Amy Marie Gladding is sharing analog with the younger generation
Based in Suffolk, Amy Marie Gladding started shooting film at 18. Her mixed media practice explores the natural world and changing landscapes. Her work is experimental and spans many art forms. She works predominately through analogue processes.
She studied Fine Art (combined media) at Swansea Metropolitan University, and now works as head of photography A Level and teacher of art at a local sixth form. See more of Amy's work on instagram at @my_faraway Check out Amy's website at helloladyeee.com





A/A: Does working as an art instructor inform your work?
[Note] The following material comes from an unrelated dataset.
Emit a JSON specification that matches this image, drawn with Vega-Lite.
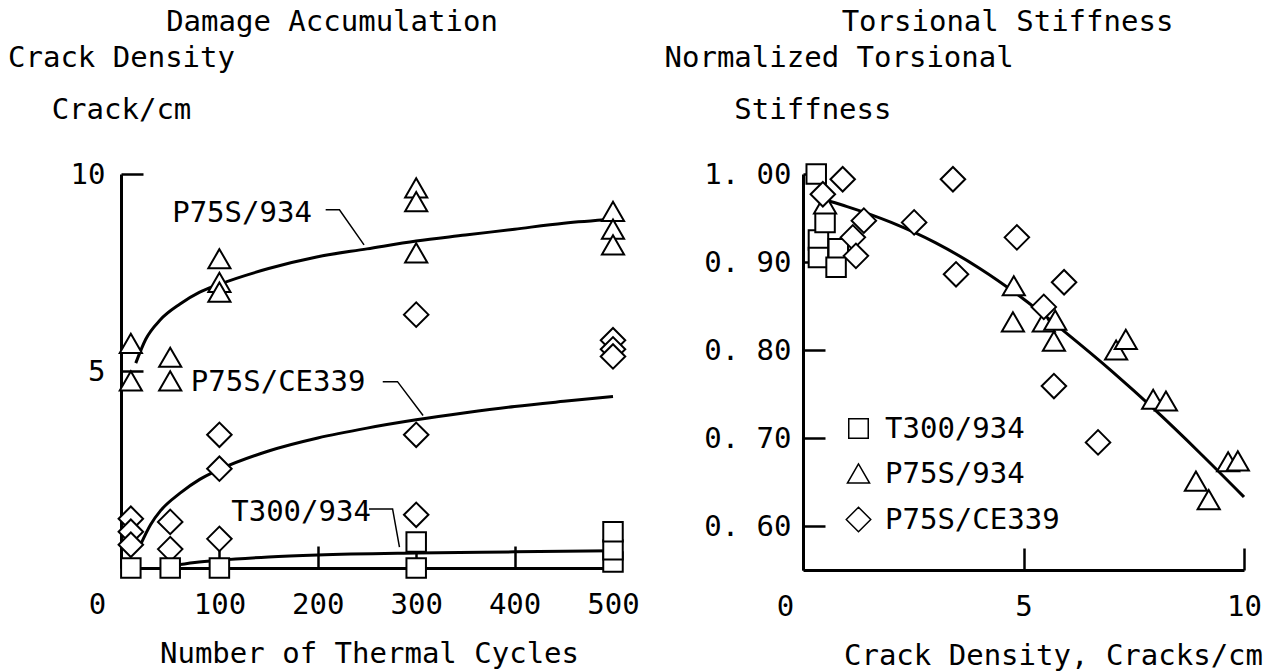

AG: I absolutely LOVE teaching art and photography and it has a huge impact on my own practice. It keeps me excited and enthusiastic and I get so much energy from the young people I work with! It helps me take risks and try new things as I’m always learning about different techniques and approaches that I’m sharing with my students. Watching them create and how fearless they are helps me to continue to challenge and stretch my own ideas.
A/A: I'm curious to know how your students view analog photography coming from a world where they have been inundated with digital images since birth.
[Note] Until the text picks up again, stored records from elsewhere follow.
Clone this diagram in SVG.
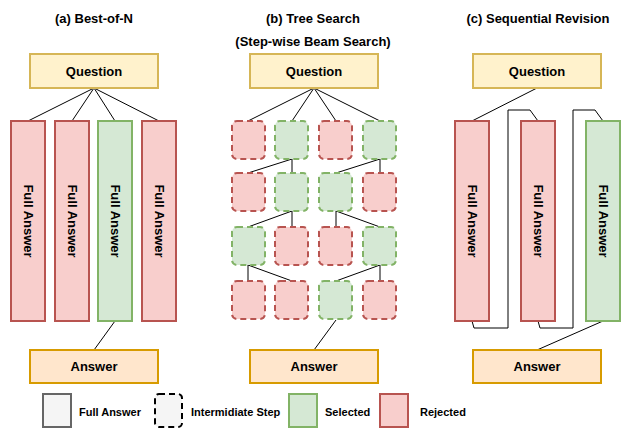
<svg xmlns="http://www.w3.org/2000/svg" width="625" height="430" viewBox="0 0 625 430">
<style>
text{font-family:"Liberation Sans",Arial,sans-serif;font-weight:bold;fill:#000;text-anchor:middle}
.t{font-size:13px}
.l{font-size:11px;text-anchor:start}
.q{fill:#fff2cc;stroke:#d6b656;stroke-width:2}
.a{fill:#ffe6cc;stroke:#d79b00;stroke-width:2}
.r{fill:#f8cecc;stroke:#b85450;stroke-width:2}
.g{fill:#d5e8d4;stroke:#82b366;stroke-width:2}
.d{stroke-dasharray:6 4}
.c{fill:none;stroke:#000;stroke-width:1}
</style>
<rect width="625" height="430" fill="#fff"/>
<g id="titles">
<text class="t" x="94" y="23">(a) Best-of-N</text>
<text class="t" x="313" y="23">(b) Tree Search</text>
<text class="t" x="313" y="46">(Step-wise Beam Search)</text>
<text class="t" x="538" y="23">(c) Sequential Revision</text>
</g>
<g id="connectors">
<path class="c" d="M94 88L28 121M94 88L72 121M94 88L115 121M94 88L159 121M115 321L94 350"/>
<path class="c" d="M314 88L248 121M314 88L292 121M314 88L336 121M314 88L380 121"/>
<path class="c" d="M292 159L292 173M292 159L248 173M380 159L380 173M380 159L336 173"/>
<path class="c" d="M292 211L292 227M292 211L248 227M336 211L336 227M336 211L380 227"/>
<path class="c" d="M248 265L248 281M248 265L292 281M380 265L380 281M380 265L336 281"/>
<path class="c" d="M336 320L314 350"/>
<path class="c" d="M537 88L472 121"/>
<path class="c" d="M472 321L474 328L508 328L508 110L530 110L538 121"/>
<path class="c" d="M538 321L540 328L573 328L573 110L595 110L603 121"/>
<path class="c" d="M603 321L537 350"/>
</g>
<g id="a-question"><rect class="q" x="30" y="54" width="128" height="34"/><text class="t" x="94" y="75.5">Question</text></g>
<g id="a-full1"><rect class="r" x="11" y="121" width="34" height="200"/><text class="t" transform="translate(28 221) rotate(90)" y="4.5">Full Answer</text></g>
<g id="a-full2"><rect class="r" x="55" y="121" width="34" height="200"/><text class="t" transform="translate(72 221) rotate(90)" y="4.5">Full Answer</text></g>
<g id="a-full3"><rect class="g" x="98" y="121" width="34" height="200"/><text class="t" transform="translate(115 221) rotate(90)" y="4.5">Full Answer</text></g>
<g id="a-full4"><rect class="r" x="142" y="121" width="34" height="200"/><text class="t" transform="translate(159 221) rotate(90)" y="4.5">Full Answer</text></g>
<g id="a-answer"><rect class="a" x="30" y="350" width="128" height="33"/><text class="t" x="94" y="371">Answer</text></g>
<g id="b-question"><rect class="q" x="250" y="54" width="128" height="34"/><text class="t" x="314" y="75.5">Question</text></g>
<g id="b-steps">
<rect class="r d" x="232" y="121" width="33" height="38" rx="5"/>
<rect class="g d" x="275" y="121" width="33" height="38" rx="5"/>
<rect class="r d" x="319" y="121" width="33" height="38" rx="5"/>
<rect class="g d" x="363" y="121" width="33" height="38" rx="5"/>
<rect class="r d" x="232" y="173" width="33" height="38" rx="5"/>
<rect class="g d" x="275" y="173" width="33" height="38" rx="5"/>
<rect class="g d" x="319" y="173" width="33" height="38" rx="5"/>
<rect class="r d" x="363" y="173" width="33" height="38" rx="5"/>
<rect class="g d" x="232" y="227" width="33" height="38" rx="5"/>
<rect class="r d" x="275" y="227" width="33" height="38" rx="5"/>
<rect class="r d" x="319" y="227" width="33" height="38" rx="5"/>
<rect class="g d" x="363" y="227" width="33" height="38" rx="5"/>
<rect class="r d" x="232" y="281" width="33" height="38" rx="5"/>
<rect class="r d" x="275" y="281" width="33" height="38" rx="5"/>
<rect class="g d" x="319" y="281" width="33" height="38" rx="5"/>
<rect class="r d" x="363" y="281" width="33" height="38" rx="5"/>
</g>
<g id="b-answer"><rect class="a" x="250" y="350" width="128" height="33"/><text class="t" x="314" y="371">Answer</text></g>
<g id="c-question"><rect class="q" x="473" y="54" width="128" height="34"/><text class="t" x="537" y="75.5">Question</text></g>
<g id="c-full1"><rect class="r" x="455" y="121" width="34" height="200"/><text class="t" transform="translate(472 221) rotate(90)" y="4.5">Full Answer</text></g>
<g id="c-full2"><rect class="r" x="521" y="121" width="34" height="200"/><text class="t" transform="translate(538 221) rotate(90)" y="4.5">Full Answer</text></g>
<g id="c-full3"><rect class="g" x="586" y="121" width="34" height="200"/><text class="t" transform="translate(603 221) rotate(90)" y="4.5">Full Answer</text></g>
<g id="c-answer"><rect class="a" x="473" y="350" width="128" height="33"/><text class="t" x="537" y="371">Answer</text></g>
<g id="legend">
<rect x="43" y="394" width="28" height="33" fill="#f5f5f5" stroke="#666666" stroke-width="2"/>
<text class="l" x="79" y="416">Full Answer</text>
<rect x="155" y="394" width="27" height="33" rx="4" fill="#f5f5f5" stroke="#000" stroke-width="2" stroke-dasharray="6 4"/>
<text class="l" x="191" y="416">Intermidiate Step</text>
<rect x="289" y="394" width="28" height="33" fill="#d5e8d4" stroke="#82b366" stroke-width="2"/>
<text class="l" x="325" y="416">Selected</text>
<rect x="380" y="394" width="28" height="33" fill="#f8cecc" stroke="#b85450" stroke-width="2"/>
<text class="l" x="420" y="416">Rejected</text>
</g>
</svg>
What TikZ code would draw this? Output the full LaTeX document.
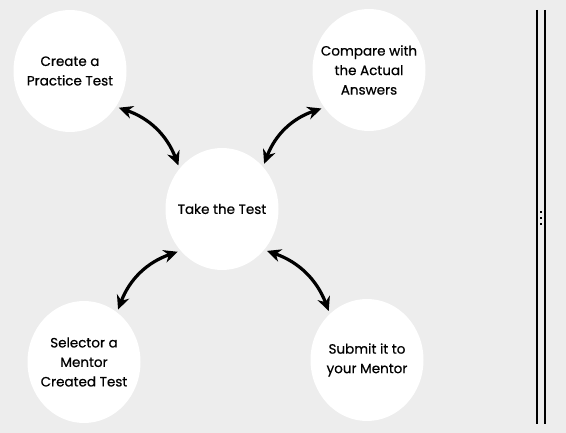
\documentclass[tikz,border=0pt]{standalone}
\usepackage{fontspec}
\setmainfont{Poppins}
\newfontfamily\bubblefont{Poppins}[FakeBold=0.6]
\usetikzlibrary{shapes.geometric,arrows.meta}
\definecolor{bg}{HTML}{EDEDED}
\begin{document}
\begin{tikzpicture}[x=1pt,y=-1pt,
    bubble/.style={ellipse,fill=white,minimum width=113pt,minimum height=122pt,
      inner sep=-10pt,outer sep=3pt,align=center,font=\bubblefont\fontsize{13.5}{19.5}\selectfont},
    link/.style={line width=3.2pt,{Stealth[length=14pt,width=13pt]}-{Stealth[length=14pt,width=13pt]}}]
    \fill[bg](0,0) rectangle (566,433);
    \node[bubble] (create) at(70,71){Create a\\Practice Test};
    \node[bubble] (compare) at(369,70){Compare with\\the Actual\\Answers};
    \node[bubble] (take) at(222,209){Take the Test};
    \node[bubble] (select) at(84,362){Selector a\\Mentor\\Created Test};
    \node[bubble] (submit) at(367,360){Submit it to\\your Mentor};
    \draw[link](create.-37) to[bend left=25] (take.135);
    \draw[link](compare.219) to[bend right=25] (take.47);
    \draw[link](take.224) to[bend right=25] (select.57);
    \draw[link](take.-43) to[bend left=25] (submit.128);
    % scroll bar at the right
    \draw[line width=1.2pt](537,10)--(537,424) (545,10)--(545,424);
    \foreach \y in {211,217,223}
      \fill (540,\y) rectangle (542,\y+2);
  \end{tikzpicture}
\end{document}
AG: It takes them a while to get to grips with the slower way of working, but I would say on the most part they love it! The magic of the darkroom and the unpredictability of the alternative camera -less techniques we use (such as cyanotypes, salt printing, chemigrams, photograms, anthotypes) seems to ignite something in the students!
I think my love for film and experimental darkroom processes kind of rubs off on them too! We were lucky enough to win the “UK Film photography community fund” two years ago after I put in a proposal to the amazing folks at Analogue Wonderland and that paid for the equipment and materials for us to start exploring colour film processing and making colour prints in our school darkroom! This has been amazing and after so many years of only working in black and white the kids have LOVED experimenting with colour! It’s just a shame the film is so expensive!
A/A: I find that many of your images focus on nature. Why is that an important theme for you? AG: In the last ten years or so I have found a new appreciation for my surroundings in rural Suffolk and unknown lands I discover during my travels. I’m fascinated by transformation within the landscape, the cycles and seasons and survival. When my daughter was born four and a half years ago, I underwent a transformation and my creative self was forgotten for a while. Slowly, I began to make again, and my return to teaching aided this massively. I would use the time whilst she napped as a baby to go wondering and take the camera out with me. Now she is older I set aside time to go out in the local landscape and observe and record alone.
The freedom I get from walking and shooting when my time is so little, and so precious, is what makes every shot sentimental to me. The whole process is intertwined and fraught with the essence of motherhood and feelings of being tethered and needed constantly. When I go out to photograph I am free for a short time and it’s bliss (just as much as my time with my daughter is bliss but in a completely different way). Each photograph speaks of a personal experience and rare solitude within the landscape.